## [Task prompt]
Copy out the data below as written; omit any images.

# # # # #

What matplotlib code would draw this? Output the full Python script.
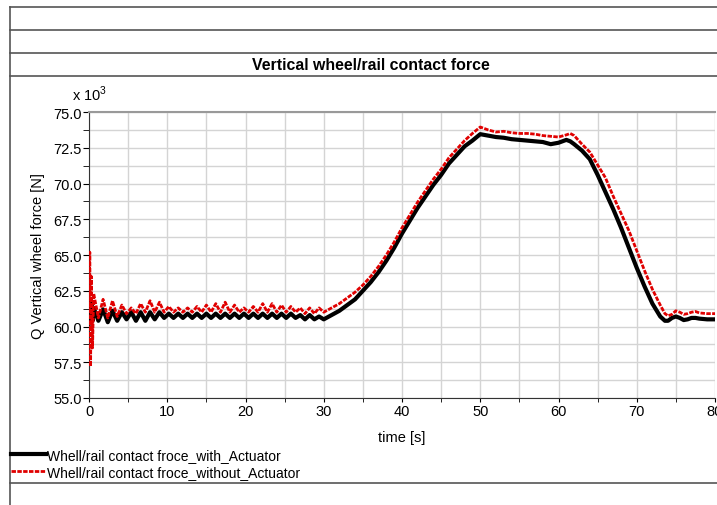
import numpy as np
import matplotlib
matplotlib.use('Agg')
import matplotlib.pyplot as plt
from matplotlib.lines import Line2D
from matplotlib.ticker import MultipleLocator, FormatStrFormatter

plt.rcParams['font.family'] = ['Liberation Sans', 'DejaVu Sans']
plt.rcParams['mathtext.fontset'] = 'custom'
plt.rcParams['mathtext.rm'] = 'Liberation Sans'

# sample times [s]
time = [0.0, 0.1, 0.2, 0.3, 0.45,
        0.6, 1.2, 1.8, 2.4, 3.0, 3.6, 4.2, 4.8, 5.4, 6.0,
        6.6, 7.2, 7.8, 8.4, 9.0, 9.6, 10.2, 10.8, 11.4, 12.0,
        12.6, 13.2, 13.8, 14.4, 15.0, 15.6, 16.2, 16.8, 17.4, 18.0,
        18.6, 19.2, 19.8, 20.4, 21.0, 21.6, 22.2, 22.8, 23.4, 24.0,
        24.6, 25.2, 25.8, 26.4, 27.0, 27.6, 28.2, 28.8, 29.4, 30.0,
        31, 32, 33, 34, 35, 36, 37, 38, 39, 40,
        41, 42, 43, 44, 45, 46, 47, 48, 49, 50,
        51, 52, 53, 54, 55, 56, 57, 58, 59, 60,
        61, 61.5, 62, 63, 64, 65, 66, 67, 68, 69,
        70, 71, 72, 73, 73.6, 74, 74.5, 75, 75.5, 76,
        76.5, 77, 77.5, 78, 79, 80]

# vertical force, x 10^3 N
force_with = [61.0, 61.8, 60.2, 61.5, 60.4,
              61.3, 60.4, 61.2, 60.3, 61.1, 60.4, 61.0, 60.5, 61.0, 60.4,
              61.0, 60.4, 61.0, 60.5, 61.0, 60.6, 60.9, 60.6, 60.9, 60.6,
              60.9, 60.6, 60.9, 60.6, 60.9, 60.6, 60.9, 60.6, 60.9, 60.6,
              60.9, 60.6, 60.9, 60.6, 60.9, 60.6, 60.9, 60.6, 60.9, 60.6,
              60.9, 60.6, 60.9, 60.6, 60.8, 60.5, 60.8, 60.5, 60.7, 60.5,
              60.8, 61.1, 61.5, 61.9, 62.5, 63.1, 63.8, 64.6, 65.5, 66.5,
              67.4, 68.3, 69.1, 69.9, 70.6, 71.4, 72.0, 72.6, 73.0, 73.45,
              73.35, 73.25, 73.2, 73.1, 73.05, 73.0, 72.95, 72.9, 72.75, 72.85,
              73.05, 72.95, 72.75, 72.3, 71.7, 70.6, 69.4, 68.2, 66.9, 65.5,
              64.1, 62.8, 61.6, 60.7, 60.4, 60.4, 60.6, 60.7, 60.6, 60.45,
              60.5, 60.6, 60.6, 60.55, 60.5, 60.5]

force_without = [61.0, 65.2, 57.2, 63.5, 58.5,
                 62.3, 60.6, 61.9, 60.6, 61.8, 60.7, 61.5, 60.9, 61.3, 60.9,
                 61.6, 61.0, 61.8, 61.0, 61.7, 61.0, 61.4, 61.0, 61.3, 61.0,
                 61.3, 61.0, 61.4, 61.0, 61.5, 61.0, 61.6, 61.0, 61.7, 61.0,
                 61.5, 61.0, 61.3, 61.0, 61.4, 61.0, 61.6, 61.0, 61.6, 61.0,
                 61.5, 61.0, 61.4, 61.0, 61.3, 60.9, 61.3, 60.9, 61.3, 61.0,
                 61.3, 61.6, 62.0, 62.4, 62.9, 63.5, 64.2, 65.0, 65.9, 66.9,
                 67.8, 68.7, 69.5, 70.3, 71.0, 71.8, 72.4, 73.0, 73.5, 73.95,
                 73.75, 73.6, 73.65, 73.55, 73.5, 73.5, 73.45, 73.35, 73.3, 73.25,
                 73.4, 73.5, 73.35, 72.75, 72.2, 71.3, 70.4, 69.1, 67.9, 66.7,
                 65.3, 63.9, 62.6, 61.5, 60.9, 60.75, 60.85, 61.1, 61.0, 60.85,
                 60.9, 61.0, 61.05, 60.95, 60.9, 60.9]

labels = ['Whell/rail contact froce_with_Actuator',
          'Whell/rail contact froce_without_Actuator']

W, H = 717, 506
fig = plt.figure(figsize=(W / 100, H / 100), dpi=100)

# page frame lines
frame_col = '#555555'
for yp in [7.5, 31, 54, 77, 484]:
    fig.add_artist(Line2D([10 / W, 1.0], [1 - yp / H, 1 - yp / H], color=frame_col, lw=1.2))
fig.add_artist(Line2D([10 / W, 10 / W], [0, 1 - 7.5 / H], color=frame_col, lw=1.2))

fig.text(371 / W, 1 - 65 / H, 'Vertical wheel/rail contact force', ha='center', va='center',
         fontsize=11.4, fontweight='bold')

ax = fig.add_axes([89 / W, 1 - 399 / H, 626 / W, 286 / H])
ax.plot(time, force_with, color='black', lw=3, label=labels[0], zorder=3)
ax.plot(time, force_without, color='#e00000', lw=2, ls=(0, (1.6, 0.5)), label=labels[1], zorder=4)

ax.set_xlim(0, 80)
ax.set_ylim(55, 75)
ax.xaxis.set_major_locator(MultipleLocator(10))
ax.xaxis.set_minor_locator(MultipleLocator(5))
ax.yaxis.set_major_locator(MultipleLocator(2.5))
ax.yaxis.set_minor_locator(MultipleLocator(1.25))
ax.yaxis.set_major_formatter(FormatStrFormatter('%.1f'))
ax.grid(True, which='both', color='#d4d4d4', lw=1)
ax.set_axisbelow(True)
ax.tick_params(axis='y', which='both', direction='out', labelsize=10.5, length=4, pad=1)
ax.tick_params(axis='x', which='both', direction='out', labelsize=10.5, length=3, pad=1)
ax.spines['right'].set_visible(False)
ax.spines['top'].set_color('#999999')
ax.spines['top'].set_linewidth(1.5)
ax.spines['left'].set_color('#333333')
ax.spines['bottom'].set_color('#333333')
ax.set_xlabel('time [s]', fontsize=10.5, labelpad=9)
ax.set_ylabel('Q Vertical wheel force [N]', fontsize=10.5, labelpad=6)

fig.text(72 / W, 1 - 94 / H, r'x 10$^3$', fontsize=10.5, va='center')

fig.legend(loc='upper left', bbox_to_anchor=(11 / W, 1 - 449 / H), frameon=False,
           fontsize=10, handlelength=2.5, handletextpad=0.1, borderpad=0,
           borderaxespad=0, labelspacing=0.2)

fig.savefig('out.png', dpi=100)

# # # # #

## [Reply to the exercise]
What matplotlib code would draw this? Output the full Python script.
import numpy as np
import matplotlib
matplotlib.use('Agg')
import matplotlib.pyplot as plt
from matplotlib.lines import Line2D
from matplotlib.ticker import MultipleLocator, FormatStrFormatter

plt.rcParams['font.family'] = ['Liberation Sans', 'DejaVu Sans']
plt.rcParams['mathtext.fontset'] = 'custom'
plt.rcParams['mathtext.rm'] = 'Liberation Sans'

# sample times [s]
time = [0.0, 0.1, 0.2, 0.3, 0.45,
        0.6, 1.2, 1.8, 2.4, 3.0, 3.6, 4.2, 4.8, 5.4, 6.0,
        6.6, 7.2, 7.8, 8.4, 9.0, 9.6, 10.2, 10.8, 11.4, 12.0,
        12.6, 13.2, 13.8, 14.4, 15.0, 15.6, 16.2, 16.8, 17.4, 18.0,
        18.6, 19.2, 19.8, 20.4, 21.0, 21.6, 22.2, 22.8, 23.4, 24.0,
        24.6, 25.2, 25.8, 26.4, 27.0, 27.6, 28.2, 28.8, 29.4, 30.0,
        31, 32, 33, 34, 35, 36, 37, 38, 39, 40,
        41, 42, 43, 44, 45, 46, 47, 48, 49, 50,
        51, 52, 53, 54, 55, 56, 57, 58, 59, 60,
        61, 61.5, 62, 63, 64, 65, 66, 67, 68, 69,
        70, 71, 72, 73, 73.6, 74, 74.5, 75, 75.5, 76,
        76.5, 77, 77.5, 78, 79, 80]

# vertical force, x 10^3 N
force_with = [61.0, 61.8, 60.2, 61.5, 60.4,
              61.3, 60.4, 61.2, 60.3, 61.1, 60.4, 61.0, 60.5, 61.0, 60.4,
              61.0, 60.4, 61.0, 60.5, 61.0, 60.6, 60.9, 60.6, 60.9, 60.6,
              60.9, 60.6, 60.9, 60.6, 60.9, 60.6, 60.9, 60.6, 60.9, 60.6,
              60.9, 60.6, 60.9, 60.6, 60.9, 60.6, 60.9, 60.6, 60.9, 60.6,
              60.9, 60.6, 60.9, 60.6, 60.8, 60.5, 60.8, 60.5, 60.7, 60.5,
              60.8, 61.1, 61.5, 61.9, 62.5, 63.1, 63.8, 64.6, 65.5, 66.5,
              67.4, 68.3, 69.1, 69.9, 70.6, 71.4, 72.0, 72.6, 73.0, 73.45,
              73.35, 73.25, 73.2, 73.1, 73.05, 73.0, 72.95, 72.9, 72.75, 72.85,
              73.05, 72.95, 72.75, 72.3, 71.7, 70.6, 69.4, 68.2, 66.9, 65.5,
              64.1, 62.8, 61.6, 60.7, 60.4, 60.4, 60.6, 60.7, 60.6, 60.45,
              60.5, 60.6, 60.6, 60.55, 60.5, 60.5]

force_without = [61.0, 65.2, 57.2, 63.5, 58.5,
                 62.3, 60.6, 61.9, 60.6, 61.8, 60.7, 61.5, 60.9, 61.3, 60.9,
                 61.6, 61.0, 61.8, 61.0, 61.7, 61.0, 61.4, 61.0, 61.3, 61.0,
                 61.3, 61.0, 61.4, 61.0, 61.5, 61.0, 61.6, 61.0, 61.7, 61.0,
                 61.5, 61.0, 61.3, 61.0, 61.4, 61.0, 61.6, 61.0, 61.6, 61.0,
                 61.5, 61.0, 61.4, 61.0, 61.3, 60.9, 61.3, 60.9, 61.3, 61.0,
                 61.3, 61.6, 62.0, 62.4, 62.9, 63.5, 64.2, 65.0, 65.9, 66.9,
                 67.8, 68.7, 69.5, 70.3, 71.0, 71.8, 72.4, 73.0, 73.5, 73.95,
                 73.75, 73.6, 73.65, 73.55, 73.5, 73.5, 73.45, 73.35, 73.3, 73.25,
                 73.4, 73.5, 73.35, 72.75, 72.2, 71.3, 70.4, 69.1, 67.9, 66.7,
                 65.3, 63.9, 62.6, 61.5, 60.9, 60.75, 60.85, 61.1, 61.0, 60.85,
                 60.9, 61.0, 61.05, 60.95, 60.9, 60.9]

labels = ['Whell/rail contact froce_with_Actuator',
          'Whell/rail contact froce_without_Actuator']

W, H = 717, 506
fig = plt.figure(figsize=(W / 100, H / 100), dpi=100)

# page frame lines
frame_col = '#555555'
for yp in [7.5, 31, 54, 77, 484]:
    fig.add_artist(Line2D([10 / W, 1.0], [1 - yp / H, 1 - yp / H], color=frame_col, lw=1.2))
fig.add_artist(Line2D([10 / W, 10 / W], [0, 1 - 7.5 / H], color=frame_col, lw=1.2))

fig.text(371 / W, 1 - 65 / H, 'Vertical wheel/rail contact force', ha='center', va='center',
         fontsize=11.4, fontweight='bold')

ax = fig.add_axes([89 / W, 1 - 399 / H, 626 / W, 286 / H])
ax.plot(time, force_with, color='black', lw=3, label=labels[0], zorder=3)
ax.plot(time, force_without, color='#e00000', lw=2, ls=(0, (1.6, 0.5)), label=labels[1], zorder=4)

ax.set_xlim(0, 80)
ax.set_ylim(55, 75)
ax.xaxis.set_major_locator(MultipleLocator(10))
ax.xaxis.set_minor_locator(MultipleLocator(5))
ax.yaxis.set_major_locator(MultipleLocator(2.5))
ax.yaxis.set_minor_locator(MultipleLocator(1.25))
ax.yaxis.set_major_formatter(FormatStrFormatter('%.1f'))
ax.grid(True, which='both', color='#d4d4d4', lw=1)
ax.set_axisbelow(True)
ax.tick_params(axis='y', which='both', direction='out', labelsize=10.5, length=4, pad=1)
ax.tick_params(axis='x', which='both', direction='out', labelsize=10.5, length=3, pad=1)
ax.spines['right'].set_visible(False)
ax.spines['top'].set_color('#999999')
ax.spines['top'].set_linewidth(1.5)
ax.spines['left'].set_color('#333333')
ax.spines['bottom'].set_color('#333333')
ax.set_xlabel('time [s]', fontsize=10.5, labelpad=9)
ax.set_ylabel('Q Vertical wheel force [N]', fontsize=10.5, labelpad=6)

fig.text(72 / W, 1 - 94 / H, r'x 10$^3$', fontsize=10.5, va='center')

fig.legend(loc='upper left', bbox_to_anchor=(11 / W, 1 - 449 / H), frameon=False,
           fontsize=10, handlelength=2.5, handletextpad=0.1, borderpad=0,
           borderaxespad=0, labelspacing=0.2)

fig.savefig('out.png', dpi=100)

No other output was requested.